17. It was during his downtime on the Miami portion of the shoot that Madsen whisked his girlfriend, DeAnna, off to Ocho Rios, Jamaica, and impulsively married her. Talking to The Guardian years later, he recalled, "DeAnna was driving me insane. She wanted to drive into town and get jerk chicken, and I wanted to stay at the hotel. I needed a plan to keep her at the hotel, so I said, "Let's get married!" She had a gold bikini on, I had my 'Donnie Brasco' wardrobe. It wasn't planned at all, I had no idea. It wasn't till the jerk chicken thing came up. And you should have heard Al when I told him about it. He was disgusted with me." Nonetheless, the Madsens have been married for 16 years.

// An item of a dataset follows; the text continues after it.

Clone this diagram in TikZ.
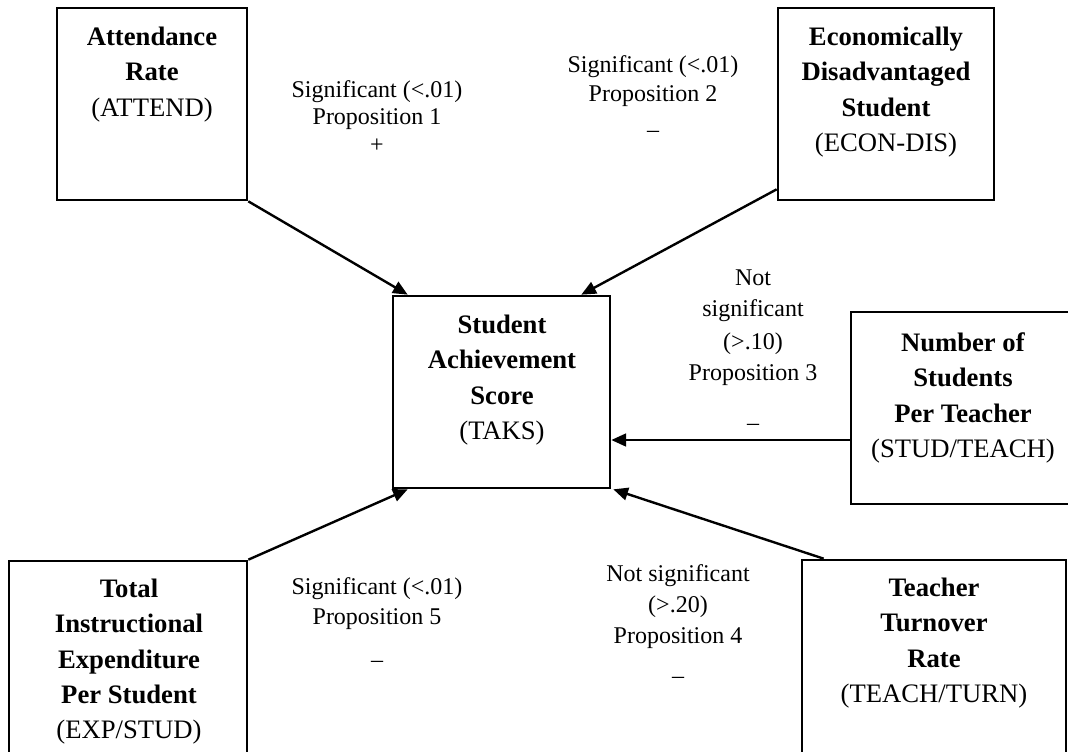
\documentclass[tikz,border=0pt]{standalone}
\usepackage{fontspec}
\setmainfont{Liberation Serif}
\usetikzlibrary{arrows.meta,fit,calc}
\begin{document}
\begin{tikzpicture}[x=0.75pt,y=-0.75pt,
  box/.style={draw, line width=2pt, inner sep=0pt},
  btxt/.style={anchor=north, align=center, inner sep=0pt, font=\fontsize{20}{26.6}\selectfont},
  lbl/.style={anchor=north, align=center, inner sep=0pt, font=\fontsize{18}{22.5}\selectfont},
  arr/.style={line width=1.8pt, -{Triangle[length=11pt,width=9.5pt]}}]
\useasboundingbox (0,0) rectangle (1068,751);
\clip (0,0) rectangle (1068,751);
% boxes
\node[box, fit={(57,8) (247,200)}] (A) {};
\node[box, fit={(778,8) (994,200)}] (E) {};
\node[box, fit={(393,296) (610,488)}] (C) {};
\node[box, fit={(851,312) (1076,504)}] (N) {};
\node[box, fit={(9,561) (247,762)}] (X) {};
\node[box, fit={(802,560) (1066,762)}] (T) {};
% box texts
\node[btxt] (At) at (152,20) {\strut\textbf{Attendance}\\\textbf{Rate}\\(ATTEND)};
\node[btxt] (Et) at (886,20) {\strut\textbf{Economically}\\\textbf{Disadvantaged}\\\textbf{Student}\\(ECON-DIS)};
\node[btxt] (Ct) at (502,308) {\strut\textbf{Student}\\\textbf{Achievement}\\\textbf{Score}\\(TAKS)};
\node[btxt] (Nt) at (963,326) {\strut\textbf{Number of}\\\textbf{Students}\\\textbf{Per Teacher}\\(STUD/TEACH)};
\node[btxt] (Xt) at (129,572) {\strut\textbf{Total}\\\textbf{Instructional}\\\textbf{Expenditure}\\\textbf{Per Student}\\(EXP/STUD)};
\node[btxt] (Tt) at (934,571) {\strut\textbf{Teacher}\\\textbf{Turnover}\\\textbf{Rate}\\(TEACH/TURN)};
% labels
\node[lbl] (L1) at (377,76) {\strut Significant (<.01)\\[-2.25pt]Proposition 1\\[-1.5pt]+};
\node[lbl] (L2) at (653,51) {\strut Significant (<.01)\\[-0.75pt]Proposition 2\\[4.5pt]–};
\node[lbl] (L3) at (753,264) {\strut Not\\[1pt]significant\\[2.5pt](>.10)\\[0.75pt]Proposition 3\\[15pt]–};
\node[lbl] (L4) at (678,560) {\strut Not significant\\[0.75pt](>.20)\\[0.75pt]Proposition 4\\[8pt]–};
\node[lbl] (L5) at (377,573) {\strut Significant (<.01)\\Proposition 5\\[10pt]–};
% connectors
\coordinate (n1) at ($(N.west)+(0,32)$);
\draw[arr] (A.south east) -- ($(C.north west)+(16,0)$);
\draw[arr] ($(E.south west)+(0,-12)$) -- ($(C.north east)+(-30,0)$);
\draw[arr] (n1) -- (n1 -| C.east);
\draw[arr] ($(T.north west)+(23,0)$) -- ($(C.south east)+(2,0)$);
\draw[arr] (X.north east) -- ($(C.south west)+(16,0)$);
\end{tikzpicture}
\end{document}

18. Playing Pistone's long-suffering wife, Anne Heche filmed all her scenes during the last three weeks of the shoot, when everyone else was tired. Which worked, since Heche's role consisted largely of confronting Depp over the toll his undercover work was taking on their family life. In real life, however, Pistone hardly ever got to see his family, who had been moved across the country nine months into the operation. For years, his only contact with them was by phone.

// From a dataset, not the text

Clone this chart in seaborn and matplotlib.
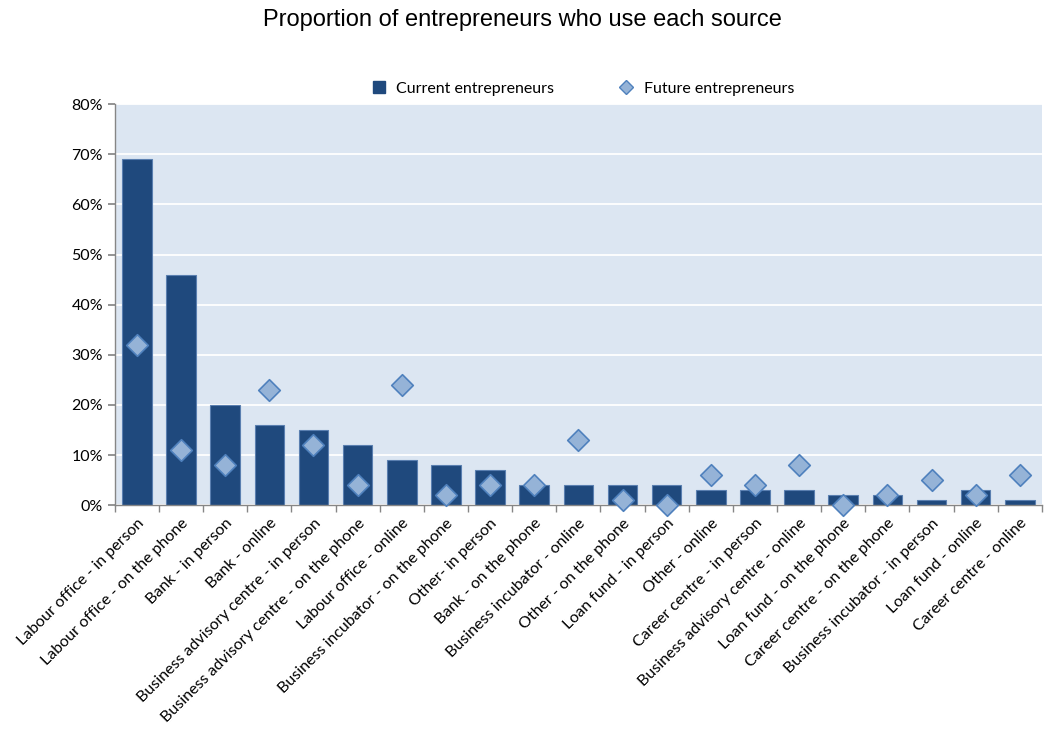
import numpy as np
import pandas as pd
import matplotlib
matplotlib.use("Agg")
import matplotlib.pyplot as plt
from matplotlib.lines import Line2D
from matplotlib.ticker import PercentFormatter, FixedLocator
import seaborn as sns

sources = [
    "Labour office - in person", "Labour office - on the phone", "Bank - in person",
    "Bank - online", "Business advisory centre - in person",
    "Business advisory centre - on the phone", "Labour office - online",
    "Business incubator - on the phone", "Other- in person", "Bank - on the phone",
    "Business incubator - online", "Other - on the phone", "Loan fund - in person",
    "Other - online", "Career centre - in person", "Business advisory centre - online",
    "Loan fund - on the phone", "Career centre - on the phone",
    "Business incubator - in person", "Loan fund - online", "Career centre - online",
]
current = [69, 46, 20, 16, 15, 12, 9, 8, 7, 4, 4, 4, 4, 3, 3, 3, 2, 2, 1, 3, 1]
future = [32, 11, 8, 23, 12, 4, 24, 2, 4, 4, 13, 1, 0, 6, 4, 8, 0, 2, 5, 2, 6]

df = pd.DataFrame({"source": sources, "current": current, "future": future})

sns.set_theme(style="white")
plt.rcParams['font.family'] = ['Lato', 'DejaVu Sans']
plt.rcParams['text.color'] = 'black'
plt.rcParams['xtick.color'] = 'black'
plt.rcParams['ytick.color'] = 'black'

dark = "#1F497D"
light = "#95B3D7"
edge = "#4F81BD"

fig = plt.figure(figsize=(10.44, 7.29), dpi=100)
ax = fig.add_axes([0.110, 0.307, 0.888, 0.550])
ax.set_facecolor("#DCE6F2")

sns.barplot(data=df, x="source", y="current", order=sources, color=dark,
            width=0.67, edgecolor="#5A7FB0", linewidth=0.8, saturation=1, ax=ax, zorder=2)
sns.stripplot(data=df, x="source", y="future", order=sources, jitter=False,
              marker="D", size=11, color=light, edgecolor=edge, linewidth=1.2,
              ax=ax, zorder=3, clip_on=False)

ax.set_ylim(0, 80)
ax.set_xlim(-0.5, len(sources) - 0.5)
ax.yaxis.set_major_locator(FixedLocator(np.arange(0, 81, 10)))
ax.yaxis.set_major_formatter(PercentFormatter(decimals=0))
ax.grid(axis="y", color="white", linewidth=1.3, zorder=1)
ax.set_axisbelow(True)

ax.set_xlabel("")
ax.set_ylabel("")
ax.set_xticks(range(len(sources)))
ax.set_xticklabels(sources, rotation=45, ha="right", rotation_mode="anchor", fontsize=11.5)
ax.xaxis.set_minor_locator(FixedLocator(np.arange(-0.5, len(sources), 1)))
ax.tick_params(axis="x", which="major", length=0, pad=8)
ax.tick_params(axis="x", which="minor", length=5, color="#868686", direction="out", bottom=True)
ax.tick_params(axis="y", length=5, color="#868686", direction="out", left=True, labelsize=11.5)

for s in ["top", "right"]:
    ax.spines[s].set_visible(False)
for s in ["left", "bottom"]:
    ax.spines[s].set_color("#868686")
    ax.spines[s].set_linewidth(1)

handles = [
    Line2D([], [], marker="s", linestyle="none", markersize=8, color=dark,
           markeredgecolor=dark, label="Current entrepreneurs"),
    Line2D([], [], marker="D", linestyle="none", markersize=7, color=light,
           markeredgecolor=edge, label="Future entrepreneurs"),
]
ax.legend(handles=handles, loc="lower center", bbox_to_anchor=(0.5, 0.985), ncol=2,
          frameon=False, fontsize=11.5, handletextpad=0.1, columnspacing=3.5)

fig.suptitle("Proportion of entrepreneurs who use each source", y=0.988,
             fontsize=17, color="black", family=["Liberation Sans", "DejaVu Sans"])

fig.savefig("out.png", dpi=100)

19. The film cost a reported $35 to produce. It was a modest hit in America, grossing $42 million, and it did even better oversea, earning $83 million.

20. "Donnie Brasco" earned one Oscar nomination, for Paul Attanasio, for Best Adapted Screenplay

21. One of the odder promotional items sent to critics was a box of facial tissues covered with stills from the movie. Whenever you lifted the lid to grab a tissue, a chip inside would play Depp's lengthy speech in which Pistone explains to a FIB technician (Paul Giamatti) the many meanings of the phrase "Fuhgeddaboudit."

22. The Brasco story was also the source of the 2000 CBS TV drama series "Falcone," starring Jason Gedrick as Pistone. Copyright clashes kept the series from calling him by his alias Donnie Brasco; in the series, his cover name was Joe Falcone.

23. Pistone wrote several other books about his undercover work and the Mafia sociology he observed. He produced the 2006 movie "10th & Wolf," based on a related case in Philadelphia. In 2008, he adapted his book "The Ways of the Wiseguy" into an autobiographical one-man play. He was played onstage by his nephew, Joey Pistone.

24. Madsen has cited "Donnie Brasco" as one of his favorites among his own films, though he grumbles about his fee. "Great film, sure, but not a payday. Al and Johnny got all the money. There was none left for me."

25. Lefty Ruggiero's granddaughter, Ramona Rizzo, is one of the stars of VH1's current reality series "Mob Wives."